A mechanical buy of yesterday's pullback to p=2093.00 (see inset) would have produced an easy gain of as much as $600 per contract. The low of the correction was 2089.00, two points above the 2087.00 price at which the trade would have been stopped out.  Looking ahead, the 2110.25 rally target we've been using this week is still viable in theory, but getting to it has been such torture that there is reason to doubt it will be achieved straightaway.  In any case, if you've caught any of the rally, use it to cushion the stop-loss on a short from 2110.25.  The by-the-book stop would be 2111.25, but I'd suggest using camouflage instead, since this pattern doesn't look quite gnarly enough to reliably deliver a target within two ticks.

ESM15 – June E-Mini S&P (Last:2089.50)

– Posted in: Current Touts Rick's Picks

Today's chart is a composite weekly that shows the entire bull market, going back to 2009. You don't need a degree in technical analysis to see that it has gone on for long enough to be considered mature. On the other hand, the average bull market lasts 97 months; this one is only in its 74th month. From a purely visual standpoint, however, it lacks a dramatic ending. Look at the price action since December. Stumbling and bumbling its way higher, the S&Ps' tortured ascent clearly suggests a topping process, but not an actual top.  More visually satisfying would be a collapse following a bold leap to record heights. At that point, the last bear will have been gutted and disemboweled, and everyone else would be crazy bullish. I can think of a dozen good reasons why the bull market should end here and now. Lately, it has looked like hell, and even Apple, a key bellwether, can't seem to make much headway. What I expect, however, is not an anticlimactic end to the bull market such as would occur from these levels, but rather a scary plunge that would turn almost everyone bearish. And then, finally, the coup de grace: a final, spectacular rally to new highs that would trap bulls and bears alike -- trap them so badly that even financial geniuses who were half-ready for it would find no exit. Waiting for this scenario to play out will probably require more patience than I've got. Also, more courage and conviction, since a scary decline from these levels is going to seem like the real deal. Europe will be sliding into full-blown Depression, China's investment bubble will be imploding, and American consumers will be completely tapped out. Could one last rally evolve from such psychological depths?  We shall

ESM15 – June E-Mini S&P (Last:2087.00)

– Posted in: Current Touts Rick's Picks

The dive into yesterday's close was steep, but the futures were a 'buy' at the close nonetheless if you take your mechanical trading seriously.  From a technical standpoint this is so for two reasons: 1) an aging, 2104.50 rally target that was narrowly missed yesterday remains theoretically viable; and 2) the futures have pulled back to our 'sweet spot' -- a midpoint pivot that could be bought with the same 2078.00 stop-loss we used to get aboard on Friday.  Since that trade went on to produce a theoretical gain of $800 per contract, I'll recommend using $300 of your new lucre to do it again. If you did NOT do the original trade, you can still try entering near 2084.50, but using a 'camouflage' strategy that would effectively cut entry risk to five ticks ($62.50) or less. Night owls can use the 3-minute chart to identify an uptrending ABC pattern that might serve that purpose.
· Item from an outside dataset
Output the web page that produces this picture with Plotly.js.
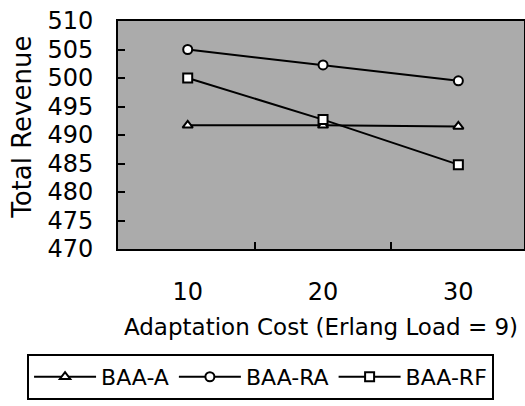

ESM15 – June E-Mini S&P (Last:2086.25)

– Posted in: Current Touts Free Rick's Picks

The trade-entry tactic that I sketched here last week has worked perfectly, producing a stress-free theoretical gain so far of about $550 per contract if you followed my simple advice. Traders were to have executed a mechanical 'buy' on a pullback to a 2084.50 midpoint pivot, using an implied stop-loss at 2078.00 that was equal to a third of the potential gain. As it happened, the 6.50-point stop-loss was unnecessary, since the pullback came down to exactly 2084.50 and went no lower. If you bought there in the way that I'd detailed graphically, you should take a partial profit on half the position near these levels, holding the rest for a shot at the 2104.50 rally target we've been using since last Wednesday. This gambit was intended for traders of all levels of experience. It was particularly do-able because the pullback to 2084.50 occurred, not in the wee hours, but smack dab in the middle of the regular session. Check the chart that accompanied the previous ES tout (archived) to see whether you could have followed my instructions. _______ UPDATE: This flying pig made it only as high as 2101.25 before relapsing 15 points. The mildly failed rally demonstrates once again that there is something seriously wrong with the ostensible health of the bull market.  If you were long all the way up (i.e., from 2084.50), a 'dynamic trailing stop' would have taken you out at 2100.00 for a theoretical gain of $800 per contract.